Band so big it can't play a gig
A LOVE of music has fuelled the Whitsundays Big Band for almost four years.
Band members travel from as far north as Bowen, and as far south as Mackay for the monthly practices held in Proserpine.
They only practice once a month, because of how spread out the members are.
The musicians practice purely for the enjoyment of making music, because the band is in fact too big to play in most venues around the Whitsundays.
"We played at the Whitsunday Sailing Club a few years back, but it was a tight squeeze," band manager Mike Leyland told the Whitsunday Coast Guardian.
He said the Proserpine Entertainment Centre was the only venue big enough for all the band members to fit comfortably, but with it being out of action since last year, it wasn't a viable option for the group.

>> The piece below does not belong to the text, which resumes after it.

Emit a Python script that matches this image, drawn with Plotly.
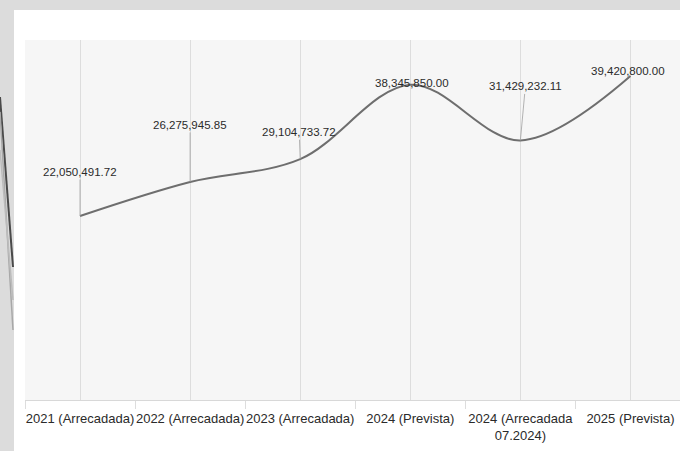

Saxophone player Denise Veenstra said the band played loud, high impact music. "What we are most wanting, is a place to play where people can come and enjoy the music, a venue where it's not background music," she said.
The band originally came together in early 2015 to play for Proserpine State High School's musical Oliver.
The musical was a roaring success, and friendships were formed through the band members' shared passion of music.
Inspired, the Whitsundays Big Band was formed, with 17 members representing all age groups and comprised of former professional musicians, music teachers and former high school instrumental musical students. With five saxophones, five trumpets, three trombones, a piano, bass drums and two vocalists, it's the Whitsundays' largest musical ensemble.
Ms Veenstra said the level of talent in the band was incredible.
"There are some seriously good musicians in that band. The opportunity to hear that and to play with them is a fantastic experience."
Mr Leyland describes being unable to play at many venues as "like being an artist without anywhere to hang your portraits".
"I don't know why I love it, why we all love it. Why does anyone like anything?" It's what's inside you, it's coming from the heart," he said.
There are unconfirmed reports the band may play at this year's Airlie Beach Festival of Music.